Primitive Archer
Main Discussion Area => Bows => Topic started by: HoBow on August 29, 2009, 02:59:59 pm
-
what would happen if you take the bark off osage and seal it with the white layer on? I just got about 10 pieces and this layer is a minumum of w inch thick on every piece. Is this normal? The few times I've stripped and sealed osage, this layer was much thinner.
-
The sapwood is easier to remove while the wood is still wet or ''green''. lf you dont feel like removing the sapwood rightnow you can still seal it with no problems at all, but you'll have to work alittle harder to remove it later on when your staves are dry.
-
...or leave the bark on and treat it for bugs until you are ready to remove the bark and sapwood. It will be a lot easier, as JA suggested, if you remove the bark and sapwood now. Be sure to seal the back well or it will check. You probably have a better chance of checking with the sapwood left on as it will dry quicker than the heartwood.
-
I would start on one stave, get it down to one ring seal it real well, and move on to the next.

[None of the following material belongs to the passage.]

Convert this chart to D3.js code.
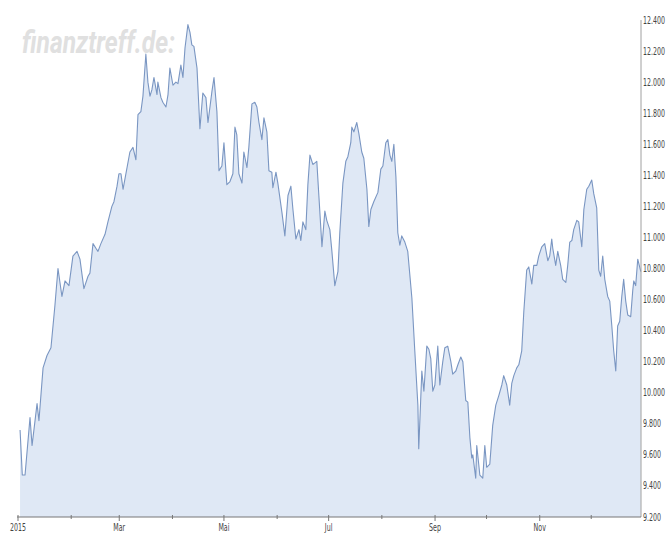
<!DOCTYPE html>
<html>
  <head>
    <title>DAX 2015 | D3</title>
    <script src="https://d3js.org/d3.v7.min.js" charset="utf-8"></script>
    <style>
      body {
        margin: 0;
        background: white;
        font-family: "Liberation Sans Narrow", "DejaVu Sans Condensed", "Liberation Sans", sans-serif;
      }
      .tick-label {
        font-size: 10px;
        fill: #444;
      }
      .watermark {
        font-family: Roboto, "Liberation Sans", sans-serif;
        font-style: italic;
        font-weight: bold;
        font-size: 31px;
        fill: #e0e0e0;
      }
    </style>
  </head>
  <body>
    <script>
      // day of year (0 = 1 Jan 2015) and closing value
      var tradingDays = [
        1.2, 2.5, 4.1, 7.0, 8.2, 11.1, 12.2, 14.6, 16.9, 19.2, 21.5, 23.3, 25.6, 27.4, 29.7, 32.0, 34.4, 36.1, 38.4, 40.8,
        41.9, 43.7, 45.4, 46.6, 48.3, 50.7, 52.4, 54.7, 55.9, 57.7, 58.8, 60.0, 61.2,
        65.2, 67.0, 68.7, 69.9, 71.6, 72.8, 74.5, 75.7, 76.9, 78.0, 79.2, 81.0, 81.5, 83.3, 84.4, 86.2, 87.4, 88.5, 90.3, 92.0,
        93.2, 94.9, 96.1, 97.3, 99.0, 100.2, 101.3, 102.5, 104.3, 106.0, 107.7, 109.5, 110.7, 113.0, 114.2, 115.9, 117.1, 118.8, 120.0, 121.7,
        123.5, 125.2, 126.4, 127.5, 128.7, 130.5, 131.6, 133.4, 134.5, 136.3, 138.0, 139.2, 140.4, 142.1, 143.3, 145.0, 146.2, 147.9, 148.5, 150.3,
        151.4, 153.8, 155.5, 157.3, 159.0, 160.2, 161.9, 163.7, 164.8, 166.0, 167.7, 168.9, 170.1, 171.8, 173.0, 174.1, 175.3, 177.1, 178.8, 179.9, 181.7,
        182.9, 184.6, 186.4, 187.5, 189.3, 191.0, 192.2, 193.9, 194.5, 195.7, 197.4, 198.6, 200.3, 201.5, 203.3, 204.4, 205.6, 207.3, 209.7, 211.4, 212.6,
        214.3, 215.5, 216.7, 217.8, 219.0, 220.2, 221.3, 222.5, 223.6, 225.4, 227.1, 229.5, 231.2, 233.0, 233.5, 235.3, 236.5, 238.2, 239.4, 240.5, 241.7, 242.9, 244.6,
        245.8, 247.5, 248.7, 250.4, 252.2, 253.3, 255.1, 256.3, 258.0, 259.2, 260.9, 262.1, 263.3, 264.4, 265.0, 266.7, 267.3, 269.1, 270.8, 272.0, 273.1, 274.9,
        276.6, 278.4, 280.1, 281.9, 283.0, 284.8, 286.5, 287.7, 288.9, 290.6, 291.8, 293.5, 294.7, 296.4, 297.6, 299.4, 300.5, 302.3, 303.4, 305.2, 306.9,
        308.7, 309.8, 311.0, 311.6, 313.3, 314.5, 316.2, 317.4, 319.2, 320.3, 321.5, 322.7, 323.8, 325.6, 326.7, 328.5, 329.7, 331.4, 332.6, 334.3, 335.5, 337.2,
        338.4, 339.5, 340.7, 341.9, 343.6, 344.8, 346.0, 347.1, 348.3, 349.4, 350.6, 351.8, 352.9, 354.1, 355.3, 357.0, 358.2, 358.8, 359.9, 361.1, 362.9
      ];
      var closes = [
        9760, 9470, 9470, 9840, 9660, 9930, 9820, 10160, 10240, 10290, 10560, 10800, 10620, 10720, 10690, 10880, 10910, 10860, 10670, 10750,
        10770, 10960, 10930, 10910, 10960, 11020, 11100, 11200, 11230, 11330, 11410, 11410, 11310,
        11550, 11580, 11500, 11790, 11810, 11910, 12180, 12000, 11910, 11950, 12030, 11920, 12000, 11900, 11870, 11840, 11920, 12090, 11980, 12000,
        11990, 12110, 12030, 12220, 12370, 12320, 12240, 12230, 12090, 11700, 11930, 11900, 11740, 11940, 12030, 11810, 11430, 11460, 11610, 11340,
        11360, 11410, 11710, 11660, 11410, 11350, 11550, 11450, 11580, 11860, 11870, 11840, 11740, 11630, 11770, 11680, 11430, 11420, 11320, 11420,
        11350, 11160, 11010, 11270, 11330, 11180, 10990, 11050, 10980, 11100, 11050, 11340, 11530, 11470, 11480, 11490, 11270, 10940, 11170, 11110, 11050,
        10910, 10690, 10780, 11030, 11350, 11490, 11520, 11610, 11710, 11680, 11740, 11670, 11550, 11510, 11310, 11070, 11180, 11230, 11290, 11440, 11460,
        11610, 11630, 11530, 11490, 11600, 11390, 11030, 10950, 11010, 10970, 10910, 10610, 10270, 9920, 9640, 10140, 10010, 10300, 10280, 10220, 10010, 10050, 10300,
        10050, 10200, 10290, 10300, 10200, 10120, 10140, 10180, 10230, 10200, 9950, 9940, 9710, 9580, 9600, 9450, 9660, 9470, 9450, 9660, 9520, 9540,
        9790, 9920, 9980, 10050, 10110, 10050, 9920, 10060, 10110, 10160, 10180, 10270, 10520, 10790, 10810, 10700, 10820, 10820, 10880, 10940, 10960,
        10850, 10880, 10990, 10930, 10820, 10910, 10820, 10730, 10710, 10820, 10970, 10980, 11050, 11110, 11100, 10940, 11180, 11310, 11330, 11370, 11280, 11190,
        10790, 10750, 10880, 10730, 10620, 10590, 10430, 10270, 10140, 10430, 10460, 10620, 10730, 10590, 10500, 10490, 10660, 10720, 10690, 10860, 10780
      ];

      // x axis: one tick per month, every other one labelled
      var monthLabels = ["2015", "", "Mar", "", "Mai", "", "Jul", "", "Sep", "", "Nov", ""];
      // y axis: 9.200 .. 12.400
      var yTicks = [9200, 9400, 9600, 9800, 10000, 10200, 10400, 10600, 10800, 11000, 11200, 11400, 11600, 11800, 12000, 12200, 12400];

      var width = 669;
      var height = 536;
      var startDate = new Date(2015, 0, 1);
      var squeeze = 0.7; // the original uses a very narrow font

      var data = tradingDays.map(function(d, i) {
        return { date: new Date(startDate.getTime() + d * 864e5), value: closes[i] };
      });

      var svg = d3.select("body")
        .append("svg")
        .attr("width", width)
        .attr("height", height);

      var x = d3.scaleTime()
        .domain([startDate, new Date(2015, 11, 30)])
        .range([18, 641]);

      var y = d3.scaleLinear()
        .domain([9200, 12400])
        .range([517, 20]);

      var de = d3.formatLocale({ decimal: ",", thousands: ".", grouping: [3], currency: ["", " €"] });
      var fmt = de.format(",d");

      // watermark behind the chart
      svg.append("text")
        .attr("class", "watermark")
        .attr("x", 22)
        .attr("y", 53)
        .attr("textLength", 153)
        .attr("lengthAdjust", "spacingAndGlyphs")
        .text("finanztreff.de:");

      var area = d3.area()
        .x(function(d) { return x(d.date); })
        .y0(y(9200))
        .y1(function(d) { return y(d.value); });

      var line = d3.line()
        .x(function(d) { return x(d.date); })
        .y(function(d) { return y(d.value); });

      svg.append("path")
        .datum(data)
        .attr("fill", "#dfe8f5")
        .attr("d", area);

      svg.append("path")
        .datum(data)
        .attr("fill", "none")
        .attr("stroke", "#7a96c2")
        .attr("stroke-width", 1.1)
        .attr("stroke-linejoin", "round")
        .attr("d", line);

      // right value axis
      svg.append("line")
        .attr("x1", 641).attr("x2", 641)
        .attr("y1", y(12400)).attr("y2", y(9200))
        .attr("stroke", "#a0a0a0");

      svg.selectAll(".ylab")
        .data(yTicks)
        .enter()
        .append("text")
        .attr("class", "tick-label ylab")
        .attr("transform", function(d) { return "translate(643," + y(d) + ") scale(" + squeeze + ",1)"; })
        .attr("dy", "0.35em")
        .text(function(d) { return fmt(d); });

      // bottom time axis
      var months = d3.timeMonth.range(startDate, new Date(2015, 11, 2));

      svg.append("line")
        .attr("x1", 17).attr("x2", 641)
        .attr("y1", 517).attr("y2", 517)
        .attr("stroke", "#777");

      svg.selectAll(".xtick")
        .data(months)
        .enter()
        .append("line")
        .attr("class", "xtick")
        .attr("x1", function(d) { return x(d); })
        .attr("x2", function(d) { return x(d); })
        .attr("y1", 515)
        .attr("y2", function(d, i) { return monthLabels[i] ? 521 : 519; })
        .attr("stroke", "#777");

      svg.selectAll(".xlab")
        .data(months.filter(function(d, i) { return monthLabels[i]; }))
        .enter()
        .append("text")
        .attr("class", "tick-label xlab")
        .attr("transform", function(d) { return "translate(" + x(d) + ",531) scale(" + squeeze + ",1)"; })
        .attr("text-anchor", "middle")
        .text(function(d) { return monthLabels[d.getMonth()]; });
    </script>
  </body>
</html>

Might take ya a week, might take ya a day, but it's best to do it right away. Kinda poetic too. ;D
-
Dano- if I do it your way- do I need to seal the ends?
-
The ends should be sealed no matter which way you do it.
-
I would not recommend debarking and leaving the sapwood on. It will still check on you. I did several staves that way leaving the sap on and most of them checked on me clear down in the heartwood. I even gave them 2 coats of anchorseal right after I took the bark off. Leave the bark on them until you are ready to take bark and sapwood off all the way down to the heartwood. Dean
-
Lost a lot of staves by leaving the sapwood on after removing the bark. All were sealed with 4 or 5 coats of shellac.
I use a bandsaw to remove most of the sapwood now, works great on staves with extra thick sapwood. I leave one or two rings to remove with my draw knife.
-
Well everyone here seems to have different experiences from leaving sapwood on?
I've left it on many summer cut staves and had no problems. BUT it took me a while to figure it out. ;D
If I cut a summer logs I split it into staves,then work one at a time,by peeling the bark off like a nanner. You can't seal it right away, there is too much surface moisture and your sealer will dry on top of it,no good. Let the stave set for an hour or two until it feels dry to the touch,then seal it with shelac.Make sure every coat dries before you lay on another. I use 4 coats.No problems.
oh, and make sure your shelac is good.If it don't dry within 5 mins, It's not gonna work on green wood.
-
thats right the water on the surface of stave will prevent the shellac from working,, I prefer to use tite bond which the water on the surface wont bother, I have put three coats of titebond 2 and still had some crack,, no subsiitute for removing the sapwood, while green ,narrowed staves wont take 10 min each, so get to work, ;D
-
Thanks for the answers! Yazoo- I bought a stave from you at the classic. I'm not sure what you charged, but I am quite sure it should have been double what you did. I worked about 7 hours yesterday and only finished half my wood. After church I hope to be able to finish most of the rest. I work out hard three times a week and have muscles sore this morning I didn't know could be sore!